Entries with chart source code:
+===+
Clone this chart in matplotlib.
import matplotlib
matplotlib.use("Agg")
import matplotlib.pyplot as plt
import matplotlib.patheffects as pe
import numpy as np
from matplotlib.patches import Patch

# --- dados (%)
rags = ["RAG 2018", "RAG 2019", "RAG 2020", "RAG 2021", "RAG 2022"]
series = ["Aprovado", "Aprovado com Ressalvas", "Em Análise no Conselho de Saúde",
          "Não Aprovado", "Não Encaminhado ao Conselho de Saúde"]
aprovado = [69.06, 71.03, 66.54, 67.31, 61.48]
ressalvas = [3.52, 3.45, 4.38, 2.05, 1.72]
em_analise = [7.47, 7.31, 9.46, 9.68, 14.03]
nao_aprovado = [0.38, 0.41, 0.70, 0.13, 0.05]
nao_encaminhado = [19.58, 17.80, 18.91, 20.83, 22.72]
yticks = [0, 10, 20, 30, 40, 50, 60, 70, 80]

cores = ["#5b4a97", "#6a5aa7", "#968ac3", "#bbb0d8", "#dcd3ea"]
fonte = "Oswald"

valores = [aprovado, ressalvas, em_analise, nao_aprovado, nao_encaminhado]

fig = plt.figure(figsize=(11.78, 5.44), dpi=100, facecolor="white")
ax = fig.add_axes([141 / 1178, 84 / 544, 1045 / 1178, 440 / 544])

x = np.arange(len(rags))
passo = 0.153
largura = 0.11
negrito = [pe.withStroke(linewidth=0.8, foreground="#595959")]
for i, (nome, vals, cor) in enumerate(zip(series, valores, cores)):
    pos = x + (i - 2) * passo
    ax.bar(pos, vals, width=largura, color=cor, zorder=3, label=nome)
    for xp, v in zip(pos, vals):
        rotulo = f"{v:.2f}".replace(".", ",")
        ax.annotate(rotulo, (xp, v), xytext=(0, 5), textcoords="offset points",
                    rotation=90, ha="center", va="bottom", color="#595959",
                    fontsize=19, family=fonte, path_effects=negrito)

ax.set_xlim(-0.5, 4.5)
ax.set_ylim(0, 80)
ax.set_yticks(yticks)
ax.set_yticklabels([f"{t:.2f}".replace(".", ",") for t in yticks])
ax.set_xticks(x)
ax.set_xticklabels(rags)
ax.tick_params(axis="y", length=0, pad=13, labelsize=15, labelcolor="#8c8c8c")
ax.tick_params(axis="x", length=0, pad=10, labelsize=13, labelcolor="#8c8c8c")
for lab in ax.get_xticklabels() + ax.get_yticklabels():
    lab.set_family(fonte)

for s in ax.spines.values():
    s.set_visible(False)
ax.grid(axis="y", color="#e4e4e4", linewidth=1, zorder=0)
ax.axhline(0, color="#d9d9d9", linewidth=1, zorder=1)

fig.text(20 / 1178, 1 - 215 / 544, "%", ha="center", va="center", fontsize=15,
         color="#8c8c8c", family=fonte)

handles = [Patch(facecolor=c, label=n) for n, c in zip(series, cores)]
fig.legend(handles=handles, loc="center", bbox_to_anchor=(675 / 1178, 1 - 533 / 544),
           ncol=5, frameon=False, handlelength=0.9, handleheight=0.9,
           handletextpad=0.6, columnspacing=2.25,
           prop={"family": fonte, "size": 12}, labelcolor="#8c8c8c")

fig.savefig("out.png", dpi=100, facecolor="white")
+===+
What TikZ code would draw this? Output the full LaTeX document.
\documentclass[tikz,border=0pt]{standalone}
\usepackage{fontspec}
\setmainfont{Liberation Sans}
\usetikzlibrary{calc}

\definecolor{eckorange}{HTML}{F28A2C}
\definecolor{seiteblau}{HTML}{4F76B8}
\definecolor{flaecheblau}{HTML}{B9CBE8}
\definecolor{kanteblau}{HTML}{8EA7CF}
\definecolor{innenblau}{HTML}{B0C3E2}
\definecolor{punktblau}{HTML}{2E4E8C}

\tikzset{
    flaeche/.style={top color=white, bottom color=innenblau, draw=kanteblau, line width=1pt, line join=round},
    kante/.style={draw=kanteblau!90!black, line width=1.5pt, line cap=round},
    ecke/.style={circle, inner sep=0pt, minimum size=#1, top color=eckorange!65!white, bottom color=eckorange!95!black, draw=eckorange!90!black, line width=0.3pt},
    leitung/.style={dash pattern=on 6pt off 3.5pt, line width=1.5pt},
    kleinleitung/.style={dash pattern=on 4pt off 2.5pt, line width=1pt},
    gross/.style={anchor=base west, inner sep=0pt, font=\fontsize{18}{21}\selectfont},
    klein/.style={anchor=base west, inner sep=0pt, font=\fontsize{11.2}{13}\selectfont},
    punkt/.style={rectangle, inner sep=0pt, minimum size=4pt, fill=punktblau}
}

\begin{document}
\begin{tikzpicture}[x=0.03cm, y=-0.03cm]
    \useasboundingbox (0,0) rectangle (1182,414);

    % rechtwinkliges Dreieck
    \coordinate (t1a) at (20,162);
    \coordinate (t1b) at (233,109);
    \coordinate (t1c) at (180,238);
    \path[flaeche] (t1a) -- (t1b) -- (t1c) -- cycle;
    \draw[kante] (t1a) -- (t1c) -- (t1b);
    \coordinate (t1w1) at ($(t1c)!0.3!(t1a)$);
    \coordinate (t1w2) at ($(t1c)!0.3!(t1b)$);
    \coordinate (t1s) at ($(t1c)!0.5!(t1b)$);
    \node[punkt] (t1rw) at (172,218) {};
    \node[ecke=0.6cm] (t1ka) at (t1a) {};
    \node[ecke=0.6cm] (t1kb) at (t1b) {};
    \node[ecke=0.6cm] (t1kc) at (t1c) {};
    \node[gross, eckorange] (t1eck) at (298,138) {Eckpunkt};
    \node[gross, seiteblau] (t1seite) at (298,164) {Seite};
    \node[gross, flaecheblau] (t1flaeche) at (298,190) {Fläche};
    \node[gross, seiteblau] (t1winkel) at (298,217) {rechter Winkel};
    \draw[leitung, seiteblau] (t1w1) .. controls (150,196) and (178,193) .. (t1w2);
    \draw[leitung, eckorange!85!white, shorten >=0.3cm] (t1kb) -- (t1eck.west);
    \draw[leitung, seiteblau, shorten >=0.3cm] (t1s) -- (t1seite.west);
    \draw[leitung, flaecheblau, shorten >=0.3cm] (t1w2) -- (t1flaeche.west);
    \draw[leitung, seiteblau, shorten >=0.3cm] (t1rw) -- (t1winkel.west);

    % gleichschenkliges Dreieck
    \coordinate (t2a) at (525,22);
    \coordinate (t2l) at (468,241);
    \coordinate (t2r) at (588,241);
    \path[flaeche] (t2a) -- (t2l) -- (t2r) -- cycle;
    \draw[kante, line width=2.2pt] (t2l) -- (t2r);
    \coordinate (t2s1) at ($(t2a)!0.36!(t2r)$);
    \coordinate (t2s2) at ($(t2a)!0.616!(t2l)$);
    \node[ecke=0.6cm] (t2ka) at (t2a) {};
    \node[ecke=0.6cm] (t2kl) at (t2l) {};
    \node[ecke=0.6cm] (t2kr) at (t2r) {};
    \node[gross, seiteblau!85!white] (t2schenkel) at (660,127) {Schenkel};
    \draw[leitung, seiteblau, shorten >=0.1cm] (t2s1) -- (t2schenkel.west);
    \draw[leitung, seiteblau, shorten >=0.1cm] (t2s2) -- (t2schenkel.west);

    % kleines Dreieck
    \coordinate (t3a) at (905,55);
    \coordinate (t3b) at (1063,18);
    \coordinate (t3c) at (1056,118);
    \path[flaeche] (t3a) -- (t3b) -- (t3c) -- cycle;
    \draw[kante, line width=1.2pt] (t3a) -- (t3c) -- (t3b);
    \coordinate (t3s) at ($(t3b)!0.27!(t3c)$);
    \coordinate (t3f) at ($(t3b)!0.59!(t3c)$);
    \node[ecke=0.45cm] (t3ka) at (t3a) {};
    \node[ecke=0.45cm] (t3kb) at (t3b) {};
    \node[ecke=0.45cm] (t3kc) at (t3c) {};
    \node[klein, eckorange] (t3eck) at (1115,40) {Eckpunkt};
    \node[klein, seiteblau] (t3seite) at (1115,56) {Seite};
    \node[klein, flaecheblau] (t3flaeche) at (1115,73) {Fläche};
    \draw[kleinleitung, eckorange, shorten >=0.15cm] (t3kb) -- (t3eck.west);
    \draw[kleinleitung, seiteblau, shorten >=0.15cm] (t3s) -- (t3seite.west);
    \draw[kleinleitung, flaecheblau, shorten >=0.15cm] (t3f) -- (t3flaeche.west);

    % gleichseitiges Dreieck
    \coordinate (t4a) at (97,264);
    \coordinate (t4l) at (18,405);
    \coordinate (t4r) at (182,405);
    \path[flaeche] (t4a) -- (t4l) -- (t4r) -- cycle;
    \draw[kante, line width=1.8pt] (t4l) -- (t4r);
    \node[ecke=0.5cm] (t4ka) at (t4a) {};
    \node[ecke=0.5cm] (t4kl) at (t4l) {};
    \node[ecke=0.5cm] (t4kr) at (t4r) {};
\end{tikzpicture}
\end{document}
+===+
Exercise aim: Each line from the one bearing "Clone this chart in matplotlib." through the one bearing "ax = fig.add_axes([141" is to be duplicated without change; all remaining lines are to be left out.

Answer to the exercise:
Clone this chart in matplotlib.
import matplotlib
matplotlib.use("Agg")
import matplotlib.pyplot as plt
import matplotlib.patheffects as pe
import numpy as np
from matplotlib.patches import Patch

# --- dados (%)
rags = ["RAG 2018", "RAG 2019", "RAG 2020", "RAG 2021", "RAG 2022"]
series = ["Aprovado", "Aprovado com Ressalvas", "Em Análise no Conselho de Saúde",
          "Não Aprovado", "Não Encaminhado ao Conselho de Saúde"]
aprovado = [69.06, 71.03, 66.54, 67.31, 61.48]
ressalvas = [3.52, 3.45, 4.38, 2.05, 1.72]
em_analise = [7.47, 7.31, 9.46, 9.68, 14.03]
nao_aprovado = [0.38, 0.41, 0.70, 0.13, 0.05]
nao_encaminhado = [19.58, 17.80, 18.91, 20.83, 22.72]
yticks = [0, 10, 20, 30, 40, 50, 60, 70, 80]

cores = ["#5b4a97", "#6a5aa7", "#968ac3", "#bbb0d8", "#dcd3ea"]
fonte = "Oswald"

valores = [aprovado, ressalvas, em_analise, nao_aprovado, nao_encaminhado]

fig = plt.figure(figsize=(11.78, 5.44), dpi=100, facecolor="white")
ax = fig.add_axes([141 / 1178, 84 / 544, 1045 / 1178, 440 / 544])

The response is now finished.